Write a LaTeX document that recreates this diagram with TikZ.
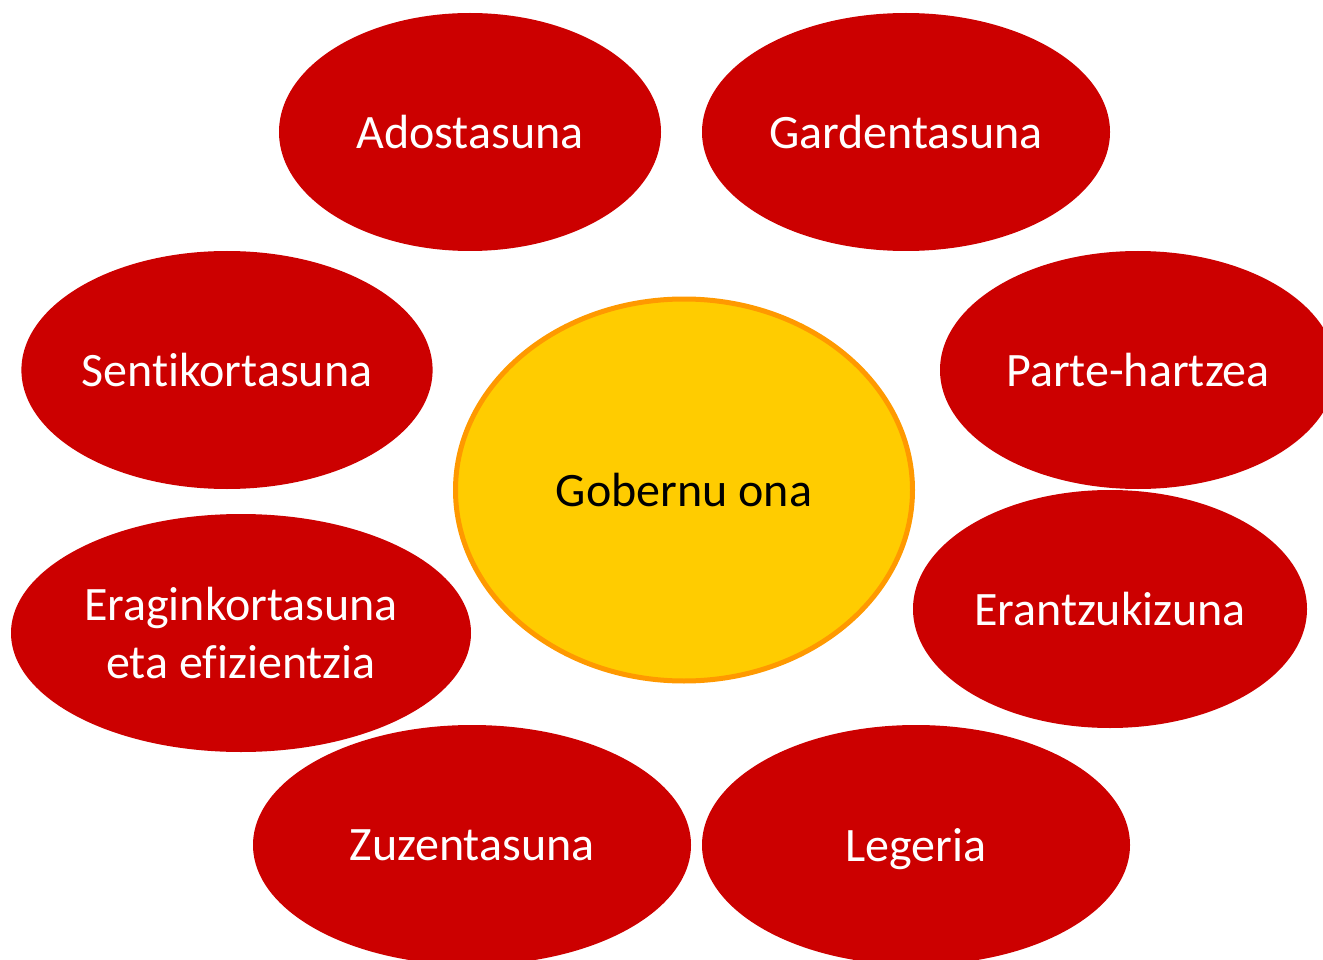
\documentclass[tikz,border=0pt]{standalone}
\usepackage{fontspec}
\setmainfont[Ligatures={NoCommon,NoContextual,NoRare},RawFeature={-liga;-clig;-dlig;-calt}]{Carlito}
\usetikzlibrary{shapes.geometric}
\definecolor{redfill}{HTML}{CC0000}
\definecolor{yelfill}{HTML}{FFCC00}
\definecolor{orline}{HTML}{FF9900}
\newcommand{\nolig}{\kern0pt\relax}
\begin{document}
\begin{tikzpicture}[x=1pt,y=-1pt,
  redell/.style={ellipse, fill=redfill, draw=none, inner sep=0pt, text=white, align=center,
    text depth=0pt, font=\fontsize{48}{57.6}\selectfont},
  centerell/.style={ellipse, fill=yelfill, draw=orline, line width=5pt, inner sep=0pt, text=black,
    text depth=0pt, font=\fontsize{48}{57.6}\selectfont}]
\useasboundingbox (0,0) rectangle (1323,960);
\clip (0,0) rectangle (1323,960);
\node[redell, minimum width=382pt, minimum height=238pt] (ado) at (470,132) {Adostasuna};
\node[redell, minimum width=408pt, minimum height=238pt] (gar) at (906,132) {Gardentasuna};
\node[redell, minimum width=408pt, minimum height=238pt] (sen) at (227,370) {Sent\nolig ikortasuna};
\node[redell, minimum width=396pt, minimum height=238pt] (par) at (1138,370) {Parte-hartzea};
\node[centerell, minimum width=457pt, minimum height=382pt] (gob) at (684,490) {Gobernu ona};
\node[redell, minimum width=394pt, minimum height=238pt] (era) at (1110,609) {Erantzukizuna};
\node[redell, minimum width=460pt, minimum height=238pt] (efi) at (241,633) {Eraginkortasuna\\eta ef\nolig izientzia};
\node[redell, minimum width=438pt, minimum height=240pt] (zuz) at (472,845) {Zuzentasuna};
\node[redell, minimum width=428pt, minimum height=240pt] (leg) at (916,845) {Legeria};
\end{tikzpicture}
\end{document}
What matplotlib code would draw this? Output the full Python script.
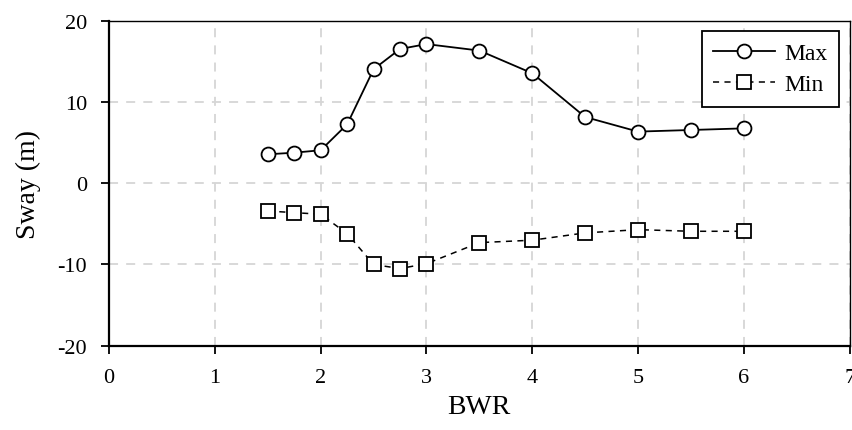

....

_AIM OF THE TASK:_
Leave out every line without the string "this" and copy the rest.

_WRITTEN SOLUTION:_
Write a LaTeX document that recreates this diagram with TikZ.
What matplotlib code would draw this? Output the full Python script.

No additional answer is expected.